- [Prompt]
Render the material again word for word, skipping the pictures in it.

--- START OF Material provided ---

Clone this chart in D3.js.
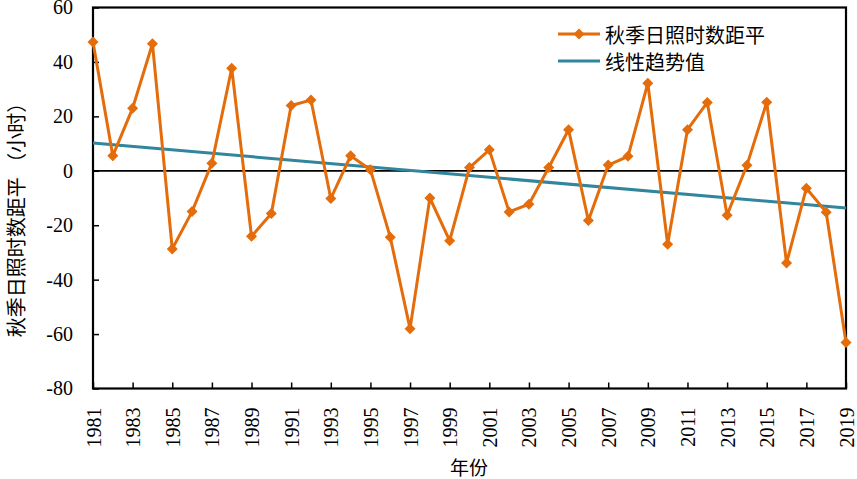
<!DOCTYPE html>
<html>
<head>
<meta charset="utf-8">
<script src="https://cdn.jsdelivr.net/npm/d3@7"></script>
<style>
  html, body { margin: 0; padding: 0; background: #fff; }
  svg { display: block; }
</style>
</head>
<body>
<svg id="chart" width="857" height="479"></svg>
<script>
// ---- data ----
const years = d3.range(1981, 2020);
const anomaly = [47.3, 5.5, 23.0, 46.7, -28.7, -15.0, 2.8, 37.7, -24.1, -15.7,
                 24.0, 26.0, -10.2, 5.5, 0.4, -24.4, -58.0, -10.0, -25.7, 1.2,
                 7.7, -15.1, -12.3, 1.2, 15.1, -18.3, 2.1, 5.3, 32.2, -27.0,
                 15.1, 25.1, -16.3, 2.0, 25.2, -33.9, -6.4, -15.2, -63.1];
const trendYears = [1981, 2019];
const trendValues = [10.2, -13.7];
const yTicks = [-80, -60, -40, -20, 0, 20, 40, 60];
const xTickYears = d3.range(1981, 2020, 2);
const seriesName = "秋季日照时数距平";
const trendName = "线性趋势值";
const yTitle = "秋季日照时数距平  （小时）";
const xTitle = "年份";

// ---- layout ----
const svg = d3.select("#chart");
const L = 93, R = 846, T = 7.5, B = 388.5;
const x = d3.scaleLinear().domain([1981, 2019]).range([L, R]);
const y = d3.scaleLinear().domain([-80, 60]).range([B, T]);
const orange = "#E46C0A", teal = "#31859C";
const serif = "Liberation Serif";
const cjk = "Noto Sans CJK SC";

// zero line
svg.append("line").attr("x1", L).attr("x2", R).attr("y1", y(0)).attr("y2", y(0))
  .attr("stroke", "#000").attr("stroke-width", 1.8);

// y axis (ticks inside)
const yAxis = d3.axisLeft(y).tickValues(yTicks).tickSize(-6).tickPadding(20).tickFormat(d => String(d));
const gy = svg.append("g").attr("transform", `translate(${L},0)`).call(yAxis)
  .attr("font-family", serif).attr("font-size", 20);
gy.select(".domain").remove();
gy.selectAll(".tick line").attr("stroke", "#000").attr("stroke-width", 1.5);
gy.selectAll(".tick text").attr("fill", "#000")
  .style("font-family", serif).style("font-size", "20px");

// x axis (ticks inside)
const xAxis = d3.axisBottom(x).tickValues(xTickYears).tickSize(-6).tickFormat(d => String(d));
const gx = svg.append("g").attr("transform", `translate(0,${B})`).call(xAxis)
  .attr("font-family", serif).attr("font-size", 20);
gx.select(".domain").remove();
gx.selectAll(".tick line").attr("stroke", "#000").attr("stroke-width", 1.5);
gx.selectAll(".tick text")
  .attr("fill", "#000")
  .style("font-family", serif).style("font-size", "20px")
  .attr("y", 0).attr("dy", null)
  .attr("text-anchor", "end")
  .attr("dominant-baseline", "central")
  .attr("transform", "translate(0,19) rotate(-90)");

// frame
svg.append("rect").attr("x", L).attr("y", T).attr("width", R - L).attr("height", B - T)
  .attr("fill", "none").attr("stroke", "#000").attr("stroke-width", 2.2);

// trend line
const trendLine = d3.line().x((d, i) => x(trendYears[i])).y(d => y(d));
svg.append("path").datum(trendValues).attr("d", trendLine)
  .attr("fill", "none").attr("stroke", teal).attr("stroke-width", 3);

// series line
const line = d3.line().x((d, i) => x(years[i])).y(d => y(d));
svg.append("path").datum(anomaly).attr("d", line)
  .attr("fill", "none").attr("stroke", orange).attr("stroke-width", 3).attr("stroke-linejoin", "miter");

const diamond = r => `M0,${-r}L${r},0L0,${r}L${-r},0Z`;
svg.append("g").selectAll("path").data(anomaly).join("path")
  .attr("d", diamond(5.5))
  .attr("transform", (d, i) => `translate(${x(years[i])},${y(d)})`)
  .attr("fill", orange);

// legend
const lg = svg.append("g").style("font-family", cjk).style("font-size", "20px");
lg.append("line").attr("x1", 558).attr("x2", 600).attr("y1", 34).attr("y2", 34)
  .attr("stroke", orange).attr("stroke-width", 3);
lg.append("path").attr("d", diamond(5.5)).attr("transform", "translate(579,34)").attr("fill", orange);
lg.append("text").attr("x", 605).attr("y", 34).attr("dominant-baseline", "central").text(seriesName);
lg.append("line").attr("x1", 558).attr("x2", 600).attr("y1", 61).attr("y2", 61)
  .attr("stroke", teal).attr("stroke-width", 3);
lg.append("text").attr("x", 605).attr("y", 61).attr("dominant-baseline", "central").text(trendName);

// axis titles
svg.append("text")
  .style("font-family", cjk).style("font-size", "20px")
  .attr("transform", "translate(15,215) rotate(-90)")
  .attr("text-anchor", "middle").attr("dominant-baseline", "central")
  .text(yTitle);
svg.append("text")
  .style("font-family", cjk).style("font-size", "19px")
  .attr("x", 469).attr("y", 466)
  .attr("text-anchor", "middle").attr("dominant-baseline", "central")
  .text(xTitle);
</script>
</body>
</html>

--- END OF Material provided ---

- [Written answer]
Clone this chart in D3.js.
<!DOCTYPE html>
<html>
<head>
<meta charset="utf-8">
<script src="https://cdn.jsdelivr.net/npm/d3@7"></script>
<style>
  html, body { margin: 0; padding: 0; background: #fff; }
  svg { display: block; }
</style>
</head>
<body>
<svg id="chart" width="857" height="479"></svg>
<script>
// ---- data ----
const years = d3.range(1981, 2020);
const anomaly = [47.3, 5.5, 23.0, 46.7, -28.7, -15.0, 2.8, 37.7, -24.1, -15.7,
                 24.0, 26.0, -10.2, 5.5, 0.4, -24.4, -58.0, -10.0, -25.7, 1.2,
                 7.7, -15.1, -12.3, 1.2, 15.1, -18.3, 2.1, 5.3, 32.2, -27.0,
                 15.1, 25.1, -16.3, 2.0, 25.2, -33.9, -6.4, -15.2, -63.1];
const trendYears = [1981, 2019];
const trendValues = [10.2, -13.7];
const yTicks = [-80, -60, -40, -20, 0, 20, 40, 60];
const xTickYears = d3.range(1981, 2020, 2);
const seriesName = "秋季日照时数距平";
const trendName = "线性趋势值";
const yTitle = "秋季日照时数距平  （小时）";
const xTitle = "年份";

// ---- layout ----
const svg = d3.select("#chart");
const L = 93, R = 846, T = 7.5, B = 388.5;
const x = d3.scaleLinear().domain([1981, 2019]).range([L, R]);
const y = d3.scaleLinear().domain([-80, 60]).range([B, T]);
const orange = "#E46C0A", teal = "#31859C";
const serif = "Liberation Serif";
const cjk = "Noto Sans CJK SC";

// zero line
svg.append("line").attr("x1", L).attr("x2", R).attr("y1", y(0)).attr("y2", y(0))
  .attr("stroke", "#000").attr("stroke-width", 1.8);

// y axis (ticks inside)
const yAxis = d3.axisLeft(y).tickValues(yTicks).tickSize(-6).tickPadding(20).tickFormat(d => String(d));
const gy = svg.append("g").attr("transform", `translate(${L},0)`).call(yAxis)
  .attr("font-family", serif).attr("font-size", 20);
gy.select(".domain").remove();
gy.selectAll(".tick line").attr("stroke", "#000").attr("stroke-width", 1.5);
gy.selectAll(".tick text").attr("fill", "#000")
  .style("font-family", serif).style("font-size", "20px");

// x axis (ticks inside)
const xAxis = d3.axisBottom(x).tickValues(xTickYears).tickSize(-6).tickFormat(d => String(d));
const gx = svg.append("g").attr("transform", `translate(0,${B})`).call(xAxis)
  .attr("font-family", serif).attr("font-size", 20);
gx.select(".domain").remove();
gx.selectAll(".tick line").attr("stroke", "#000").attr("stroke-width", 1.5);
gx.selectAll(".tick text")
  .attr("fill", "#000")
  .style("font-family", serif).style("font-size", "20px")
  .attr("y", 0).attr("dy", null)
  .attr("text-anchor", "end")
  .attr("dominant-baseline", "central")
  .attr("transform", "translate(0,19) rotate(-90)");

// frame
svg.append("rect").attr("x", L).attr("y", T).attr("width", R - L).attr("height", B - T)
  .attr("fill", "none").attr("stroke", "#000").attr("stroke-width", 2.2);

// trend line
const trendLine = d3.line().x((d, i) => x(trendYears[i])).y(d => y(d));
svg.append("path").datum(trendValues).attr("d", trendLine)
  .attr("fill", "none").attr("stroke", teal).attr("stroke-width", 3);

// series line
const line = d3.line().x((d, i) => x(years[i])).y(d => y(d));
svg.append("path").datum(anomaly).attr("d", line)
  .attr("fill", "none").attr("stroke", orange).attr("stroke-width", 3).attr("stroke-linejoin", "miter");

const diamond = r => `M0,${-r}L${r},0L0,${r}L${-r},0Z`;
svg.append("g").selectAll("path").data(anomaly).join("path")
  .attr("d", diamond(5.5))
  .attr("transform", (d, i) => `translate(${x(years[i])},${y(d)})`)
  .attr("fill", orange);

// legend
const lg = svg.append("g").style("font-family", cjk).style("font-size", "20px");
lg.append("line").attr("x1", 558).attr("x2", 600).attr("y1", 34).attr("y2", 34)
  .attr("stroke", orange).attr("stroke-width", 3);
lg.append("path").attr("d", diamond(5.5)).attr("transform", "translate(579,34)").attr("fill", orange);
lg.append("text").attr("x", 605).attr("y", 34).attr("dominant-baseline", "central").text(seriesName);
lg.append("line").attr("x1", 558).attr("x2", 600).attr("y1", 61).attr("y2", 61)
  .attr("stroke", teal).attr("stroke-width", 3);
lg.append("text").attr("x", 605).attr("y", 61).attr("dominant-baseline", "central").text(trendName);

// axis titles
svg.append("text")
  .style("font-family", cjk).style("font-size", "20px")
  .attr("transform", "translate(15,215) rotate(-90)")
  .attr("text-anchor", "middle").attr("dominant-baseline", "central")
  .text(yTitle);
svg.append("text")
  .style("font-family", cjk).style("font-size", "19px")
  .attr("x", 469).attr("y", 466)
  .attr("text-anchor", "middle").attr("dominant-baseline", "central")
  .text(xTitle);
</script>
</body>
</html>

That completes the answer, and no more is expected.